Scott Walker’s measures were not only anti-labor and anti-Wisconsin, but the were anti-women measures. Walker particularly attacked teachers (disproportionately women) and women’s health. Women’s Health was one of the top three issues discussed in this recall election, which is a small but definitive victory for our nation. Years ago women’s health wasn’t a concern, let alone “controversial” as Walker put it while justifying why he defunded Planned Parenthood. Inevitably though, if Walker was defeated women’s health would not have to be discussed because it was vulnerable to extinction, but solely because of its importance to our society. Until gender equality has been achieved though, the issues of the “other” (i.e. women) will never be considered major issues to the patriarchal state.

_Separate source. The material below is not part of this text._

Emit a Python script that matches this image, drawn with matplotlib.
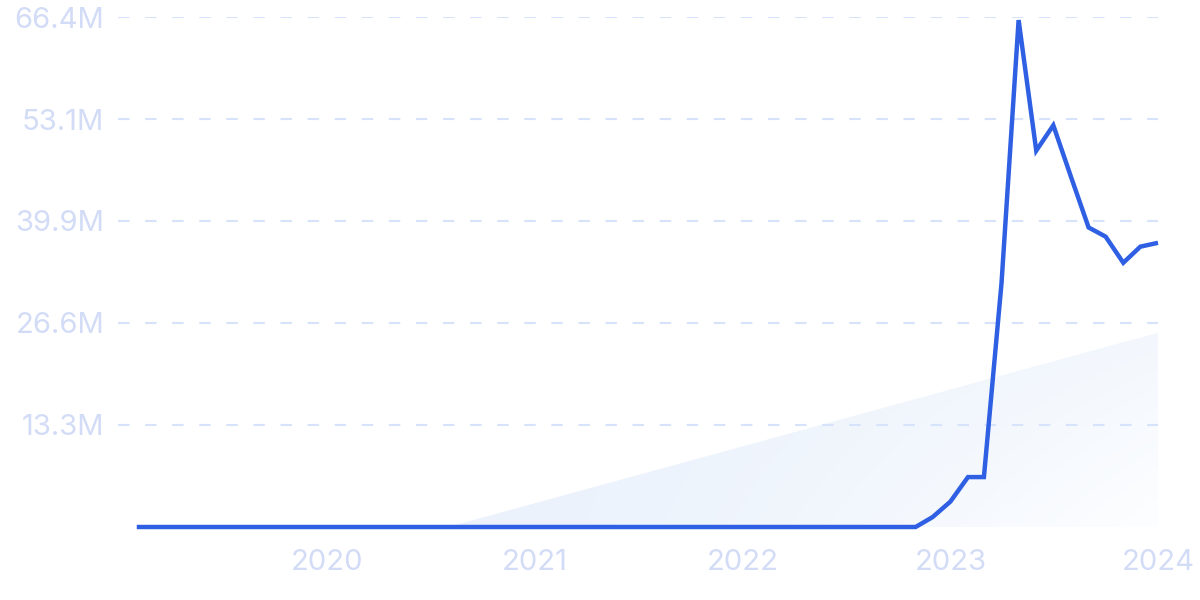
import matplotlib
matplotlib.use("Agg")
import matplotlib.pyplot as plt
import matplotlib.dates as mdates
import numpy as np
import pandas as pd
from matplotlib.patches import Polygon
from matplotlib.colors import LinearSegmentedColormap

# ---- data ----
start_month = "2019-02-01"
end_month = "2024-01-01"
# monthly values in millions; zero until Nov 2022
zeros_count = 46  # Feb 2019 .. Nov 2022
late_values = [1.3, 3.3, 6.5, 6.5, 31.8, 66.0, 49.0, 52.3, 45.6, 39.0, 37.8, 34.4, 36.5, 37.0]  # Dec 2022 .. Jan 2024
values_m = [0.0] * zeros_count + late_values

trend_dates = ["2020-08-01", "2024-01-01"]
trend_values_m = [0.0, 25.3]

y_ticks_m = [13.3, 26.6, 39.9, 53.1, 66.4]
y_tick_labels = ["13.3M", "26.6M", "39.9M", "53.1M", "66.4M"]
x_tick_years = ["2020", "2021", "2022", "2023", "2024"]

dates = pd.date_range(start_month, end_month, freq="MS")
values = np.array(values_m) * 1e6

plt.rcParams['font.family'] = ['Inter', 'DejaVu Sans']

fig = plt.figure(figsize=(12, 6), dpi=100)
ax = fig.add_axes([118 / 1200, 1 - 527 / 600, (1158 - 118) / 1200, (527 - 17) / 600])

tick_color = "#d3dcf6"
line_color = "#2f5fe3"

# trend gradient area
td = mdates.date2num(pd.to_datetime(trend_dates))
tv = np.array(trend_values_m) * 1e6
poly = Polygon([(td[0], tv[0]), (td[1], tv[1]), (td[1], 0)], closed=True,
               facecolor="none", edgecolor="none")
ax.add_patch(poly)
u = np.linspace(0, 1, 256)
vv = np.linspace(0, 1, 256)
U, V = np.meshgrid(u, vv)
grad = U ** 1.5 * (0.45 + 0.55 * (1 - V))
cmap = LinearSegmentedColormap.from_list("g", ["#ebf2fc", "#fdfeff"])
im = ax.imshow(grad, extent=[td[0], td[1], 0, tv[1]], aspect="auto", cmap=cmap,
               origin="lower", zorder=1, interpolation="bilinear", vmin=0, vmax=1)
im.set_clip_path(poly)

ax.plot(mdates.date2num(dates), values, color=line_color, lw=3.2, zorder=3,
        solid_joinstyle="miter", solid_capstyle="butt", clip_on=False)

ax.set_ylim(0, 66.4e6)
left = mdates.date2num(pd.Timestamp(start_month)) - 33
ax.set_xlim(left, mdates.date2num(pd.Timestamp(end_month)))

ax.set_yticks(np.array(y_ticks_m) * 1e6)
ax.set_yticklabels(y_tick_labels)
ax.set_xticks(mdates.date2num(pd.to_datetime([y + "-01-01" for y in x_tick_years])))
ax.set_xticklabels(x_tick_years)

ax.tick_params(axis="both", length=0, colors=tick_color, labelsize=21)
ax.tick_params(axis="y", pad=10)
ax.tick_params(axis="x", pad=16)

ax.set_axisbelow(False)
ax.yaxis.grid(True, color="#d6e3fb", linestyle=(0, (5.5, 7.5)), linewidth=1.5)
for gl in ax.get_ygridlines():
    gl.set_zorder(2)
for s in ax.spines.values():
    s.set_visible(False)

fig.savefig("out.png", dpi=100)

The power in Wisconsin peaked when the coalition partners “We Are Wisconsin” recruited 50,000 volunteers in the final 96 hours before Election Day and knocked on 1.5 million doors throughout the state. Such small actions gave a powerful impact; in order to defeat Democrat Tom Barrett, Scott Walker had to out spend Barrett’s campaign eight to one. Walker also was guided to victory by numerous voter suppression acts, such as hanging campaign literature on thousands of doors in lower income communities with the wrong polling location; Walker’s campaign also spread word that Wisconsin citizens needed a photo ID in order to vote, which is certainly not true. These voter suppression acts affected the young, old, lower classes and minority races disproportionately because of the scarce resources available to these folks.

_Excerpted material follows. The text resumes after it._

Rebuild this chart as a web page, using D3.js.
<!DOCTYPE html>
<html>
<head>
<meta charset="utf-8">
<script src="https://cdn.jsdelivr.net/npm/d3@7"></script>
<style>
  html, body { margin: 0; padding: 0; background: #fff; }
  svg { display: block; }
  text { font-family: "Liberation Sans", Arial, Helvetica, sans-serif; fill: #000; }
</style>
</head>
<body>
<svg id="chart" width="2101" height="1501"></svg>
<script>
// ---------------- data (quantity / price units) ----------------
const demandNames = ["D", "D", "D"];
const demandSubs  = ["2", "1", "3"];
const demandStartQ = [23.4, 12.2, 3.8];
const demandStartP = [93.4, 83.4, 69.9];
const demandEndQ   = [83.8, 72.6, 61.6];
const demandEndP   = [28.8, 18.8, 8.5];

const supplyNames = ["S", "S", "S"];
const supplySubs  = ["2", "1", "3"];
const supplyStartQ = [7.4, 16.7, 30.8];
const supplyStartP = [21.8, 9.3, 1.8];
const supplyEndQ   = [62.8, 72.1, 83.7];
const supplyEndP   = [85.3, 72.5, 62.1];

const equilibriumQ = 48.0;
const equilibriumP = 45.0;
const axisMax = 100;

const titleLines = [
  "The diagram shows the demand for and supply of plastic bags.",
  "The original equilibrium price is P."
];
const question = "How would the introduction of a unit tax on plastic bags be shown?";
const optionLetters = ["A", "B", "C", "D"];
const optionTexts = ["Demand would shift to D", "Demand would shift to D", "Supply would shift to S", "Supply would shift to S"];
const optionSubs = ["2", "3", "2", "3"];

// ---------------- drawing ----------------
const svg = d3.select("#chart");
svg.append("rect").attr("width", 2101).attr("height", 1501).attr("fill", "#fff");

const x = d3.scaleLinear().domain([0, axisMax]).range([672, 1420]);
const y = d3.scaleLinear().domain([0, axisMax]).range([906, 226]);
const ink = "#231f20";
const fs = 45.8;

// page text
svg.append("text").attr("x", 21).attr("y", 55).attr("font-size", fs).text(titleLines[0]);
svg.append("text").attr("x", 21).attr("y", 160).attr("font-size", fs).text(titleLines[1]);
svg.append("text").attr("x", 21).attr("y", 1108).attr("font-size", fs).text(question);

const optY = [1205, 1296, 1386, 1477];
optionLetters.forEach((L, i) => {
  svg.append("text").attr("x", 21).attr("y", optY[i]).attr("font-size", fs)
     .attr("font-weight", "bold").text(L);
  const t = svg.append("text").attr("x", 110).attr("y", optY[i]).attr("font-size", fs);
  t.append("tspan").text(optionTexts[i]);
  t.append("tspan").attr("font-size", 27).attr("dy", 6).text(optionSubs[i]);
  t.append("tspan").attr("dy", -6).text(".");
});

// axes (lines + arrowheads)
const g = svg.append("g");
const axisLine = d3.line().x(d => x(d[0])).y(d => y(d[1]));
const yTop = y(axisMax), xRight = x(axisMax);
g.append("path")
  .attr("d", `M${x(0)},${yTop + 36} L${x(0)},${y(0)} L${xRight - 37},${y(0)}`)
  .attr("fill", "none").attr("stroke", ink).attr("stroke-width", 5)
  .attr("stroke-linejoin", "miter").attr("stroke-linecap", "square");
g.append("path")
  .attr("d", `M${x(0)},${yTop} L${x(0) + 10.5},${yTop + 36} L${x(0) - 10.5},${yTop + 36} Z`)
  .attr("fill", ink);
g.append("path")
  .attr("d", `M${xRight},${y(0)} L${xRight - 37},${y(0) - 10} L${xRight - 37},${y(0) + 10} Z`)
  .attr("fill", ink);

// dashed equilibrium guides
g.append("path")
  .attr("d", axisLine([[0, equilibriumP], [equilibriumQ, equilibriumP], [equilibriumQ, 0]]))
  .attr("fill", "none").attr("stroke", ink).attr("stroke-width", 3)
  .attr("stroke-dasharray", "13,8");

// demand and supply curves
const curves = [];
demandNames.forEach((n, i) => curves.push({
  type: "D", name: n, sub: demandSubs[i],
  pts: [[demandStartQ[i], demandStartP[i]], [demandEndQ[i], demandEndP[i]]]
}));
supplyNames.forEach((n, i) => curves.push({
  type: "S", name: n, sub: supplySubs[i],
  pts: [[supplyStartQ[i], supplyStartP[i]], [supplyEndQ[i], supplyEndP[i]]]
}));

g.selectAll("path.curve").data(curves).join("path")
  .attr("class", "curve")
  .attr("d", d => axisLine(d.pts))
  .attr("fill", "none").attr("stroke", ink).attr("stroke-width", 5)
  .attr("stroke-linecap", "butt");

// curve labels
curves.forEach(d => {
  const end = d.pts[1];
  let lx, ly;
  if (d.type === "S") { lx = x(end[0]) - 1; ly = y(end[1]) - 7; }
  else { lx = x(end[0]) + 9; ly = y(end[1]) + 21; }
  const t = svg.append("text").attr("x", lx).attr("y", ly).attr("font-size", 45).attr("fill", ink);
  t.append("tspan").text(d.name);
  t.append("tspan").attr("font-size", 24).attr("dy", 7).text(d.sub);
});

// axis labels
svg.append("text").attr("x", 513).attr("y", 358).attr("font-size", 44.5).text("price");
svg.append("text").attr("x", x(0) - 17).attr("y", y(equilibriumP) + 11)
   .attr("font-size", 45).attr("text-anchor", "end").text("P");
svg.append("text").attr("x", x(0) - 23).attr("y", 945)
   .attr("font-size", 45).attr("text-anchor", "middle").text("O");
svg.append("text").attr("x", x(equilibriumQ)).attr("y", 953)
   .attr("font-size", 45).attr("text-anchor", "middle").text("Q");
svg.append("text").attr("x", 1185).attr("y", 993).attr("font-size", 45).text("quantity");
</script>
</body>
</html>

With tens of thousands boots on the ground, our “volunteer army” wasn’t enough to defeat Walker because the coalition wasn’t strong enough to defeat the questioning individuals who neither understood what the recall was about or how it would affect this nation past June 5. Wisconsin has been a key state in several federal elections; it has come into the depression with a surplus and economically sound. Therefore, with the dismantling of social programs and the working class with no consequences to Walker or his corporate sponsors, the precedent is set. Unless the people on the ground, those being torn apart and their allies come together to support what is correct and the rights of all citizens and non citizens, then the Walkers and Scotts and Perrys of the country will remain at the top of the power structure and the people will be relinquished to the bottom where their work is considered “unproductive”.
The direct action at the Capitol in Madison, as eye catching and powerful as it was, needs to persist. Further measures must be taken besides door knocking and phone banking for a liberal election. The “power of the people” comes from a combination of voice, movement and vote and when those are divided, they will be conquered.